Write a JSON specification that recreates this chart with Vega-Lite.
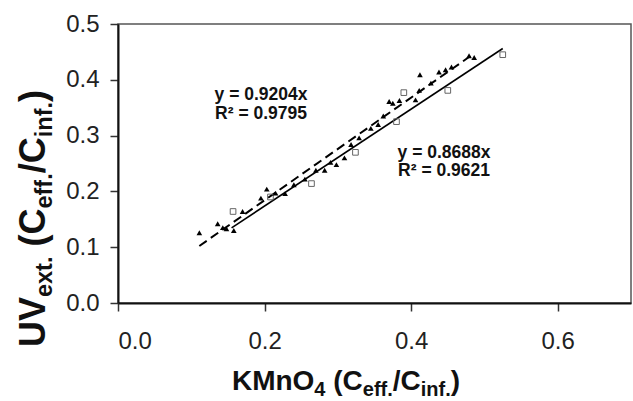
{
  "$schema": "https://vega.github.io/schema/vega-lite/v6.json",
  "width": 513,
  "height": 279,
  "autosize": {"type": "none"},
  "padding": {"left": 118, "top": 24, "right": 2, "bottom": 98},
  "background": "white",
  "config": {
    "font": "Liberation Sans",
    "view": {"stroke": "#555", "strokeWidth": 1.5}
  },
  "datasets": {
    "points": [
      {"series": "tri", "x": 0.111, "y": 0.126},
      {"series": "tri", "x": 0.136, "y": 0.142},
      {"series": "tri", "x": 0.143, "y": 0.135},
      {"series": "tri", "x": 0.148, "y": 0.133},
      {"series": "tri", "x": 0.158, "y": 0.130},
      {"series": "tri", "x": 0.170, "y": 0.164},
      {"series": "tri", "x": 0.195, "y": 0.188},
      {"series": "tri", "x": 0.203, "y": 0.204},
      {"series": "tri", "x": 0.215, "y": 0.197},
      {"series": "tri", "x": 0.228, "y": 0.196},
      {"series": "tri", "x": 0.240, "y": 0.212},
      {"series": "tri", "x": 0.255, "y": 0.222},
      {"series": "tri", "x": 0.270, "y": 0.238},
      {"series": "tri", "x": 0.282, "y": 0.238},
      {"series": "tri", "x": 0.290, "y": 0.252},
      {"series": "tri", "x": 0.298, "y": 0.248},
      {"series": "tri", "x": 0.309, "y": 0.260},
      {"series": "tri", "x": 0.318, "y": 0.284},
      {"series": "tri", "x": 0.329, "y": 0.296},
      {"series": "tri", "x": 0.345, "y": 0.313},
      {"series": "tri", "x": 0.355, "y": 0.320},
      {"series": "tri", "x": 0.362, "y": 0.335},
      {"series": "tri", "x": 0.370, "y": 0.361},
      {"series": "tri", "x": 0.375, "y": 0.358},
      {"series": "tri", "x": 0.384, "y": 0.363},
      {"series": "tri", "x": 0.406, "y": 0.364},
      {"series": "tri", "x": 0.411, "y": 0.381},
      {"series": "tri", "x": 0.412, "y": 0.409},
      {"series": "tri", "x": 0.427, "y": 0.394},
      {"series": "tri", "x": 0.438, "y": 0.414},
      {"series": "tri", "x": 0.447, "y": 0.418},
      {"series": "tri", "x": 0.455, "y": 0.423},
      {"series": "tri", "x": 0.479, "y": 0.443},
      {"series": "tri", "x": 0.486, "y": 0.440},
      {"series": "sq", "x": 0.157, "y": 0.164},
      {"series": "sq", "x": 0.208, "y": 0.190},
      {"series": "sq", "x": 0.264, "y": 0.214},
      {"series": "sq", "x": 0.324, "y": 0.270},
      {"series": "sq", "x": 0.380, "y": 0.325},
      {"series": "sq", "x": 0.390, "y": 0.377},
      {"series": "sq", "x": 0.450, "y": 0.381},
      {"series": "sq", "x": 0.525, "y": 0.445}
    ],
    "fits": [
      {"fit": "dashed", "x": 0.111, "y": 0.1022},
      {"fit": "dashed", "x": 0.486, "y": 0.4473},
      {"fit": "solid", "x": 0.155, "y": 0.1347},
      {"fit": "solid", "x": 0.525, "y": 0.4561}
    ],
    "notes": [
      {"x": 0.1952, "y": 0.3643, "label": "y = 0.9204x"},
      {"x": 0.1952, "y": 0.3304, "label": "R² = 0.9795"},
      {"x": 0.4449, "y": 0.2607, "label": "y = 0.8688x"},
      {"x": 0.4449, "y": 0.2268, "label": "R² = 0.9621"}
    ],
    "one": [{}]
  },
  "layer": [
    {
      "data": {"name": "fits"},
      "transform": [{"filter": "datum.fit === 'solid'"}],
      "mark": {"type": "line", "color": "black", "strokeWidth": 1.6},
      "encoding": {
        "x": {"field": "x", "type": "quantitative", "scale": {"domain": [0, 0.7], "nice": false, "zero": false},
          "axis": {"values": [0, 0.2, 0.4, 0.6], "format": ".1f", "title": null, "grid": false,
            "domainColor": "#111", "domainWidth": 2, "tickColor": "#333", "tickWidth": 1.5, "tickSize": 8,
            "labelFontSize": 24, "labelColor": "#222", "labelPadding": 18, "labelFont": "Liberation Sans", "labelFontWeight": "normal"}},
        "y": {"field": "y", "type": "quantitative", "scale": {"domain": [0, 0.5], "nice": false, "zero": false},
          "axis": {"values": [0, 0.1, 0.2, 0.3, 0.4, 0.5], "format": ".1f", "title": null, "grid": false,
            "domainColor": "#111", "domainWidth": 2, "tickColor": "#333", "tickWidth": 1.5, "tickSize": 8,
            "labelFontSize": 24, "labelColor": "#222", "labelPadding": 11, "labelFont": "Liberation Sans", "labelFontWeight": "normal"}}
      }
    },
    {
      "data": {"name": "fits"},
      "transform": [{"filter": "datum.fit === 'dashed'"}],
      "mark": {"type": "line", "color": "black", "strokeWidth": 2, "strokeDash": [9, 5]},
      "encoding": {
        "x": {"field": "x", "type": "quantitative"},
        "y": {"field": "y", "type": "quantitative"}
      }
    },
    {
      "data": {"name": "points"},
      "transform": [{"filter": "datum.series === 'sq'"}],
      "mark": {"type": "point", "shape": "square", "size": 32, "filled": false, "stroke": "#666", "strokeWidth": 1, "opacity": 1},
      "encoding": {
        "x": {"field": "x", "type": "quantitative"},
        "y": {"field": "y", "type": "quantitative"}
      }
    },
    {
      "data": {"name": "points"},
      "transform": [{"filter": "datum.series === 'tri'"}],
      "mark": {"type": "point", "shape": "triangle-up", "size": 32, "filled": true, "fill": "black", "opacity": 1},
      "encoding": {
        "x": {"field": "x", "type": "quantitative"},
        "y": {"field": "y", "type": "quantitative"}
      }
    },
    {
      "data": {"name": "notes"},
      "mark": {"type": "text", "fontSize": 17.5, "fontWeight": "bold", "align": "center", "baseline": "alphabetic", "color": "#111"},
      "encoding": {
        "x": {"field": "x", "type": "quantitative"},
        "y": {"field": "y", "type": "quantitative"},
        "text": {"field": "label"}
      }
    },
    {"data": {"name": "one"}, "mark": {"type": "text", "fontSize": 28, "fontWeight": "bold", "align": "left", "baseline": "alphabetic", "color": "#111", "dx": 0},
      "encoding": {"x": {"datum": 0.1555, "type": "quantitative"}, "y": {"datum": -0.1559, "type": "quantitative"}, "text": {"value": "KMnO"}}},
    {"data": {"name": "one"}, "mark": {"type": "text", "fontSize": 20, "fontWeight": "bold", "align": "left", "baseline": "alphabetic", "color": "#111", "dx": 82.4, "dy": 6},
      "encoding": {"x": {"datum": 0.1555, "type": "quantitative"}, "y": {"datum": -0.1559, "type": "quantitative"}, "text": {"value": "4"}}},
    {"data": {"name": "one"}, "mark": {"type": "text", "fontSize": 28, "fontWeight": "bold", "align": "left", "baseline": "alphabetic", "color": "#111", "dx": 101.3},
      "encoding": {"x": {"datum": 0.1555, "type": "quantitative"}, "y": {"datum": -0.1559, "type": "quantitative"}, "text": {"value": "(C"}}},
    {"data": {"name": "one"}, "mark": {"type": "text", "fontSize": 20, "fontWeight": "bold", "align": "left", "baseline": "alphabetic", "color": "#111", "dx": 130.8, "dy": 6},
      "encoding": {"x": {"datum": 0.1555, "type": "quantitative"}, "y": {"datum": -0.1559, "type": "quantitative"}, "text": {"value": "eff."}}},
    {"data": {"name": "one"}, "mark": {"type": "text", "fontSize": 28, "fontWeight": "bold", "align": "left", "baseline": "alphabetic", "color": "#111", "dx": 160.8},
      "encoding": {"x": {"datum": 0.1555, "type": "quantitative"}, "y": {"datum": -0.1559, "type": "quantitative"}, "text": {"value": "/C"}}},
    {"data": {"name": "one"}, "mark": {"type": "text", "fontSize": 20, "fontWeight": "bold", "align": "left", "baseline": "alphabetic", "color": "#111", "dx": 188.8, "dy": 6},
      "encoding": {"x": {"datum": 0.1555, "type": "quantitative"}, "y": {"datum": -0.1559, "type": "quantitative"}, "text": {"value": "inf."}}},
    {"data": {"name": "one"}, "mark": {"type": "text", "fontSize": 28, "fontWeight": "bold", "align": "left", "baseline": "alphabetic", "color": "#111", "dx": 218.8},
      "encoding": {"x": {"datum": 0.1555, "type": "quantitative"}, "y": {"datum": -0.1559, "type": "quantitative"}, "text": {"value": ")"}}},
    {"data": {"name": "one"}, "mark": {"type": "text", "fontSize": 36, "fontWeight": "bold", "align": "left", "baseline": "alphabetic", "color": "#111", "angle": 270, "dx": 0},
      "encoding": {"x": {"datum": -0.0996, "type": "quantitative"}, "y": {"datum": -0.0789, "type": "quantitative"}, "text": {"value": "UV"}}},
    {"data": {"name": "one"}, "mark": {"type": "text", "fontSize": 23.5, "fontWeight": "bold", "align": "left", "baseline": "alphabetic", "color": "#111", "angle": 270, "dx": 50, "dy": 7},
      "encoding": {"x": {"datum": -0.0996, "type": "quantitative"}, "y": {"datum": -0.0789, "type": "quantitative"}, "text": {"value": "ext."}}},
    {"data": {"name": "one"}, "mark": {"type": "text", "fontSize": 36, "fontWeight": "bold", "align": "left", "baseline": "alphabetic", "color": "#111", "angle": 270, "dx": 100.5},
      "encoding": {"x": {"datum": -0.0996, "type": "quantitative"}, "y": {"datum": -0.0789, "type": "quantitative"}, "text": {"value": "(C"}}},
    {"data": {"name": "one"}, "mark": {"type": "text", "fontSize": 23.5, "fontWeight": "bold", "align": "left", "baseline": "alphabetic", "color": "#111", "angle": 270, "dx": 138.5, "dy": 7},
      "encoding": {"x": {"datum": -0.0996, "type": "quantitative"}, "y": {"datum": -0.0789, "type": "quantitative"}, "text": {"value": "eff."}}},
    {"data": {"name": "one"}, "mark": {"type": "text", "fontSize": 36, "fontWeight": "bold", "align": "left", "baseline": "alphabetic", "color": "#111", "angle": 270, "dx": 173.8},
      "encoding": {"x": {"datum": -0.0996, "type": "quantitative"}, "y": {"datum": -0.0789, "type": "quantitative"}, "text": {"value": "/C"}}},
    {"data": {"name": "one"}, "mark": {"type": "text", "fontSize": 23.5, "fontWeight": "bold", "align": "left", "baseline": "alphabetic", "color": "#111", "angle": 270, "dx": 209.8, "dy": 7},
      "encoding": {"x": {"datum": -0.0996, "type": "quantitative"}, "y": {"datum": -0.0789, "type": "quantitative"}, "text": {"value": "inf."}}},
    {"data": {"name": "one"}, "mark": {"type": "text", "fontSize": 36, "fontWeight": "bold", "align": "left", "baseline": "alphabetic", "color": "#111", "angle": 270, "dx": 245.1},
      "encoding": {"x": {"datum": -0.0996, "type": "quantitative"}, "y": {"datum": -0.0789, "type": "quantitative"}, "text": {"value": ")"}}}
  ]
}
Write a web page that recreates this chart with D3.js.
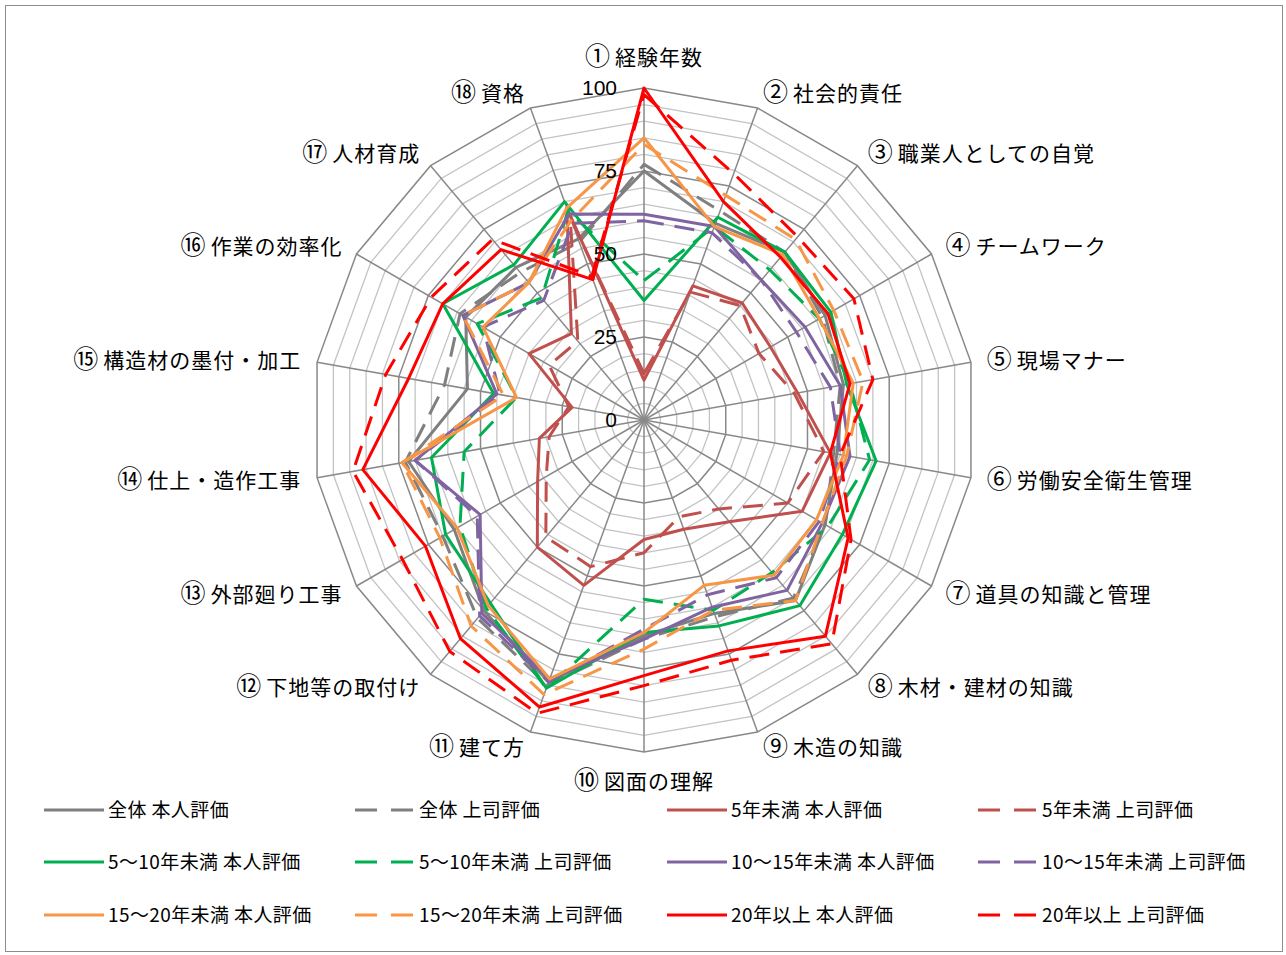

##############################

• _Task description_
Return all lines with the word "recreates" in them.

• _Response to this exercise_
Write a JSON specification that recreates this chart with Vega-Lite.
Write a web page that recreates this chart with D3.js.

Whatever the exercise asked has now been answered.